Według słowackiego dziennika SME 45-latka miała poznać mężczyznę na szlaku prowadzącym na Gerlach. Zaczęli rozmawiać i razem kontynuowali podróż. Gdy wspinali się po drabinkach w rejonie Batyżowieckiej Próby, Polka miała zrobić nowemu znajomemu pamiątkowe zdjęcie.
Mężczyzna zdenerwował się i zaczął wyrywać Polce telefon, pod nimi była pionowa przepaść o wysokości ponad 2 tys. metrów.
- Kobieta zaczęła uciekać po drabinkach do góry.
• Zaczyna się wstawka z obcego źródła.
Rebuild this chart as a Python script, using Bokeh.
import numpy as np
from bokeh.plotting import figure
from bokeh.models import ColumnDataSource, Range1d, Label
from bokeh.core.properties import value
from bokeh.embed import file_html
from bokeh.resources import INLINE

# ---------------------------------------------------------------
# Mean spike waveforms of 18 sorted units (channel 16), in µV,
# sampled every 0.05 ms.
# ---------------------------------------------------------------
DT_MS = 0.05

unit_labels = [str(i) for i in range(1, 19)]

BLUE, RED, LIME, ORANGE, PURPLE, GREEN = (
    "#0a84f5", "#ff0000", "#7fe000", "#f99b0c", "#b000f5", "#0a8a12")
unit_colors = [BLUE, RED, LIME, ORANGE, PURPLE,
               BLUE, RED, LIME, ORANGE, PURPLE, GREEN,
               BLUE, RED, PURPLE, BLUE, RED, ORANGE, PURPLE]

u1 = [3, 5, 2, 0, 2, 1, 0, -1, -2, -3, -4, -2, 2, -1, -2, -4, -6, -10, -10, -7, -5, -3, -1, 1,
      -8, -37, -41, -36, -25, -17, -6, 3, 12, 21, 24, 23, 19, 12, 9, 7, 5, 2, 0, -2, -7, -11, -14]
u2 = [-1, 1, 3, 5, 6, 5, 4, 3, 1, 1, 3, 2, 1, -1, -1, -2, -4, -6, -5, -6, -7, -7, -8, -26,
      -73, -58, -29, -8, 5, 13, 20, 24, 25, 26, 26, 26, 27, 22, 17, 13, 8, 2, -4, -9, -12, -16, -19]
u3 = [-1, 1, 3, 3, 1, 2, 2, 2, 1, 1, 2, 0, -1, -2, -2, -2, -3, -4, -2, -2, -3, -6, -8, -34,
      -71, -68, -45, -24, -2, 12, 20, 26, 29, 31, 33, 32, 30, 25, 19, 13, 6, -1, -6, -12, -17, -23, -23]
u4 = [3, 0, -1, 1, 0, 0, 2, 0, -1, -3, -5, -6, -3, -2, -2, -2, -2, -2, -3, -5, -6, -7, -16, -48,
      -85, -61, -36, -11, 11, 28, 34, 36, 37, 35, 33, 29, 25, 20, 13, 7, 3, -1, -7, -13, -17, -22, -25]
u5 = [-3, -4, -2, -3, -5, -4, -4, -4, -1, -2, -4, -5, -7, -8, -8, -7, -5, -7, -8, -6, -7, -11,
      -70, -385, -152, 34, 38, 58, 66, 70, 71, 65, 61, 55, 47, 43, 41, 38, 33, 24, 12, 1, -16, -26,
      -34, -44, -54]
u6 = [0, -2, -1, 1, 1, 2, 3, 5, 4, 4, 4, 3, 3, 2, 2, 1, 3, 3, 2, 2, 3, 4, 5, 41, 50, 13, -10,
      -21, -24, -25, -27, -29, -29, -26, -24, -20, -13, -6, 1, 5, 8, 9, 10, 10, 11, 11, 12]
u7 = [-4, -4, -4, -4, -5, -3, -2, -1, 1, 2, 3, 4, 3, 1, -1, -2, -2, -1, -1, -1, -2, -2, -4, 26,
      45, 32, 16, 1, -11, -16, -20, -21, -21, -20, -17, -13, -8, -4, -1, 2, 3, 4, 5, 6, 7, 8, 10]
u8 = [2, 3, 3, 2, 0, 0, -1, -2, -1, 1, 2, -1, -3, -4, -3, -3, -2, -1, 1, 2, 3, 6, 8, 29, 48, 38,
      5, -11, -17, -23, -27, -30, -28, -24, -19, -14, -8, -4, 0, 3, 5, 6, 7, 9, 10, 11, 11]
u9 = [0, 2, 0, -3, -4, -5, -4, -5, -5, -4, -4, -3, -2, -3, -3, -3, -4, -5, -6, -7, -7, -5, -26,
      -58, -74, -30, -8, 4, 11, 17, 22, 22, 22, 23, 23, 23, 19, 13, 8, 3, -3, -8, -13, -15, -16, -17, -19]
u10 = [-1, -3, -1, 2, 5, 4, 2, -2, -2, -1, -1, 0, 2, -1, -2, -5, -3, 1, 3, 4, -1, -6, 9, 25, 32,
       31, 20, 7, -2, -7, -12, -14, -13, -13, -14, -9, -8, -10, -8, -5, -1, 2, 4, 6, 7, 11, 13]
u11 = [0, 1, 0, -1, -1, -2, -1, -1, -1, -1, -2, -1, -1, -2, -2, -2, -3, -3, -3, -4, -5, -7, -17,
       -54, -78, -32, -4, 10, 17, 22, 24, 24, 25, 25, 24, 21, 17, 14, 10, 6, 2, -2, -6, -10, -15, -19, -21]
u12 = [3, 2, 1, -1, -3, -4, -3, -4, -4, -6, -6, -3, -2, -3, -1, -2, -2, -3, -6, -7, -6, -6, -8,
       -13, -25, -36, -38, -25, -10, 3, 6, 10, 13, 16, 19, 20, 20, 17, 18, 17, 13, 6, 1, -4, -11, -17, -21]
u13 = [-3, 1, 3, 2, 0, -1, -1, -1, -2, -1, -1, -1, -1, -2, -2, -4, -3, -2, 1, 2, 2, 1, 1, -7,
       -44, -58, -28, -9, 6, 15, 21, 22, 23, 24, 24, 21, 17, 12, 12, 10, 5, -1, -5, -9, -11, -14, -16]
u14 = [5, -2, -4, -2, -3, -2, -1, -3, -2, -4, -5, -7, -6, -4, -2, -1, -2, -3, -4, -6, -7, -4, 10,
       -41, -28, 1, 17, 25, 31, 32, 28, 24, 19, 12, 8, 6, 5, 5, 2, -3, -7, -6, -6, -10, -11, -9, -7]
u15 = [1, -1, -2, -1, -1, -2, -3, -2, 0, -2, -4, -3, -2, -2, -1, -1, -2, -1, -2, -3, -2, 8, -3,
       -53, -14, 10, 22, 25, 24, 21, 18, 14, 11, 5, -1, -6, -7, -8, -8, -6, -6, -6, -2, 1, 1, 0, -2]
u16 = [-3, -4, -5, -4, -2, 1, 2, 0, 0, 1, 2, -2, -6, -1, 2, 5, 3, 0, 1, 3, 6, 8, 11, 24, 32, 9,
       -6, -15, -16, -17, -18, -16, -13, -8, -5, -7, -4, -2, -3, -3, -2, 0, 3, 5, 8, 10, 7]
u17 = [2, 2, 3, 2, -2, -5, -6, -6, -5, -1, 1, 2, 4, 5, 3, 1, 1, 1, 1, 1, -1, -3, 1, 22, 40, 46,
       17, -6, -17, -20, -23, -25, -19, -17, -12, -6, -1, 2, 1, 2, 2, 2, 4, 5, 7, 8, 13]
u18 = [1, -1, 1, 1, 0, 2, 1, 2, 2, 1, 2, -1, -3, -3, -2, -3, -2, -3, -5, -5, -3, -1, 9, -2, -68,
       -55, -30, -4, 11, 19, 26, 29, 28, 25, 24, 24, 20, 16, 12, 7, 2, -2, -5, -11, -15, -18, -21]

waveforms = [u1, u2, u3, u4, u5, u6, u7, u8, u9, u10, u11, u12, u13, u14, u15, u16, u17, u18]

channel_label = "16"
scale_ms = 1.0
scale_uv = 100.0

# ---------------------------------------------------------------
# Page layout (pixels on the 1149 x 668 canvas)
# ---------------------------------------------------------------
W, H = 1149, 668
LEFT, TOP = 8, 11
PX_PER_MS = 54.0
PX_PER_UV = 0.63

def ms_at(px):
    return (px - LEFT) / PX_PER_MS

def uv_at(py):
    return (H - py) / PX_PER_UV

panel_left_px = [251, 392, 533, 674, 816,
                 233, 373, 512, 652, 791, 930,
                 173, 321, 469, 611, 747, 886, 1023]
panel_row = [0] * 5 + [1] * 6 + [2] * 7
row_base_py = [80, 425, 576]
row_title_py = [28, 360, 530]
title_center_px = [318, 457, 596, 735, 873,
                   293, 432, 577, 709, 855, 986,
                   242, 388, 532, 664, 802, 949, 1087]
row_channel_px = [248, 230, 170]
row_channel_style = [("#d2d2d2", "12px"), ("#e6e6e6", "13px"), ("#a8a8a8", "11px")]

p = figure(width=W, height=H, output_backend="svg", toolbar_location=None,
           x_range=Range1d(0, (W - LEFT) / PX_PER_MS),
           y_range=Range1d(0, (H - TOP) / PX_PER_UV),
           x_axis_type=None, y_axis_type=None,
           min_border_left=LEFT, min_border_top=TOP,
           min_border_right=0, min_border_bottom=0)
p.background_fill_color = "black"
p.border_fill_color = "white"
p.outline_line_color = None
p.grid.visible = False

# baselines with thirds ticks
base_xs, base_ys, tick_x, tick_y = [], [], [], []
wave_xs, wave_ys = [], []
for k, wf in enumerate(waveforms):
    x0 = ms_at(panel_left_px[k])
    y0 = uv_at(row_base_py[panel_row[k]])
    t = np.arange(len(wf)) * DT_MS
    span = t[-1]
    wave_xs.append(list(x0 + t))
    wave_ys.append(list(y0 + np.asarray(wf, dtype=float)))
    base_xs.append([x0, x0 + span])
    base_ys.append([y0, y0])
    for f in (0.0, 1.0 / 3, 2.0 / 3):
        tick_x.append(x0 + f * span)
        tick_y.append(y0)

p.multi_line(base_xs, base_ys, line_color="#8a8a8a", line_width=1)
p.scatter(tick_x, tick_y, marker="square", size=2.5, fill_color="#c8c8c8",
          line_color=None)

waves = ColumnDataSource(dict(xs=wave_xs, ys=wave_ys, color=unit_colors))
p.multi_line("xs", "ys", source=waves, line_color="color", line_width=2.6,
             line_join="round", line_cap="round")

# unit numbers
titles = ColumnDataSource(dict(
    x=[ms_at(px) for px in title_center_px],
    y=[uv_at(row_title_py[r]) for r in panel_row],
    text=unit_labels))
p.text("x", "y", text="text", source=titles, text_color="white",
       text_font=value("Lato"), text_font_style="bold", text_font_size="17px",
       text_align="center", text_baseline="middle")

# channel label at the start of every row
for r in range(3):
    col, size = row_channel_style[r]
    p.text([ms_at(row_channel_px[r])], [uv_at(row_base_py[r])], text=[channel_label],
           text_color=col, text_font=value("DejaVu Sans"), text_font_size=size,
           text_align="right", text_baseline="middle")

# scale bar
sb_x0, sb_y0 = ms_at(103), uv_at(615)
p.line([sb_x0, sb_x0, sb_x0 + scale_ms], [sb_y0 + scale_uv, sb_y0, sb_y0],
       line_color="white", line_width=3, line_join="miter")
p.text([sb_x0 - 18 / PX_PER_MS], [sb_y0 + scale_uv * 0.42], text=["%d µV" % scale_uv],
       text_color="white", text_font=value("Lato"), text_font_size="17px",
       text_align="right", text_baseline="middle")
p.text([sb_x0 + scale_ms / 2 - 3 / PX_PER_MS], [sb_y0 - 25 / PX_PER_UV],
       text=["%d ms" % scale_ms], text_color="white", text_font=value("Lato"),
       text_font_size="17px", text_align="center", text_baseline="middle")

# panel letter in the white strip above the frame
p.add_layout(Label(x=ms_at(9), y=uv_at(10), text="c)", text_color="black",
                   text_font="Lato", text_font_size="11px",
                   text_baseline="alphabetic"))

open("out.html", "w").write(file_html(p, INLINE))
Mężczyzna znów ją dogonił i zaczął szarpać. Ostatecznie 45-latka oswobodziła się z uścisku i oddaliła z miejsca zdarzenia - mówi dziennikarzom SME, Jana Migaľová, rzeczniczka policji z miasta Wysokie Tatry. Polka po odejściu do Tatrzańskiej Łomnicy udała się na komisariat policji.
Słowaccy funkcjonariusze nie podali informacji o narodowości mężczyzny, ale według SME to najprawdopodobniej Słowak. Grozi mu rok pozbawienia wolności.